Exercise brief ▸ In the listing that follows, retype every line from the first through the one containing "ax = fig.add_axes([0.0987, 0.211, 0.8998, 0.777])". Pictures are to be left out.

Dataset excerpt ▸
══════════

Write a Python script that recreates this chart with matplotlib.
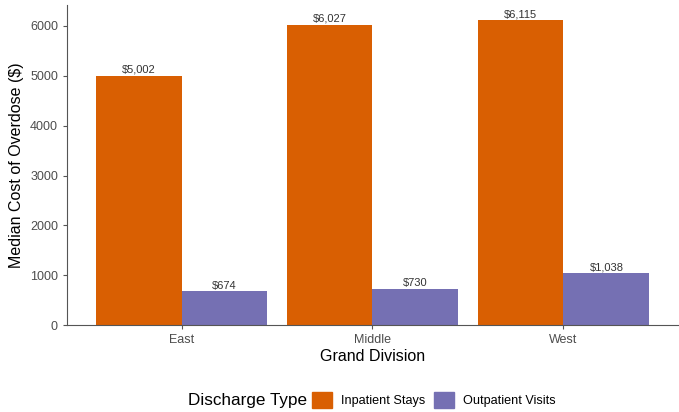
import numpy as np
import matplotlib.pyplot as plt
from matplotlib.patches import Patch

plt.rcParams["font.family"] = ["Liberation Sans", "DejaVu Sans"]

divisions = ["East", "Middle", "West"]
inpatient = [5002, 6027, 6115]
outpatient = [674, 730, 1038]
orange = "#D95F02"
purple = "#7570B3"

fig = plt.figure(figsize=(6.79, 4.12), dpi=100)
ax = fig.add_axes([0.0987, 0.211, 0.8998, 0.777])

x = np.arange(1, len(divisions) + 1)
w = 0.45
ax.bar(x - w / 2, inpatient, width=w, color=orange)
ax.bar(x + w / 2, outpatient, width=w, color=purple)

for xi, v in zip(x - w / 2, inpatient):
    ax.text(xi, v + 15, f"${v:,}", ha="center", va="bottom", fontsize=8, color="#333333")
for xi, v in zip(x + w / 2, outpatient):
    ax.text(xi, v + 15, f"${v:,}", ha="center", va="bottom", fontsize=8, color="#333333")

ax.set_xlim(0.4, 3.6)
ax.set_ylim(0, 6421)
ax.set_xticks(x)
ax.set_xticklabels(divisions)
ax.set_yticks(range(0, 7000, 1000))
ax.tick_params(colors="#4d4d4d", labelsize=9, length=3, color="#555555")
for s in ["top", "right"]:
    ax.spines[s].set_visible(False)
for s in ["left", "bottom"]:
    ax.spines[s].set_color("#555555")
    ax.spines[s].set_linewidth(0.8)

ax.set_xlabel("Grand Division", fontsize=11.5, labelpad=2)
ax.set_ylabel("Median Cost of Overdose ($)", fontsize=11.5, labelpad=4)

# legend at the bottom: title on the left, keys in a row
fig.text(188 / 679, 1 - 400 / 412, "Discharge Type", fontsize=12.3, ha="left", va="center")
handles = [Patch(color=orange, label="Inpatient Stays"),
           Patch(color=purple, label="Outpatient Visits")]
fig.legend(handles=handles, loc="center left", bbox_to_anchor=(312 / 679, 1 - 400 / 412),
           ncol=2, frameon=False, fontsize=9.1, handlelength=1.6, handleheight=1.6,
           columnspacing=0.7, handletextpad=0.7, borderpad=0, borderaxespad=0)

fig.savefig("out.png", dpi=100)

══════════

Final answer ▸
Write a Python script that recreates this chart with matplotlib.
import numpy as np
import matplotlib.pyplot as plt
from matplotlib.patches import Patch

plt.rcParams["font.family"] = ["Liberation Sans", "DejaVu Sans"]

divisions = ["East", "Middle", "West"]
inpatient = [5002, 6027, 6115]
outpatient = [674, 730, 1038]
orange = "#D95F02"
purple = "#7570B3"

fig = plt.figure(figsize=(6.79, 4.12), dpi=100)
ax = fig.add_axes([0.0987, 0.211, 0.8998, 0.777])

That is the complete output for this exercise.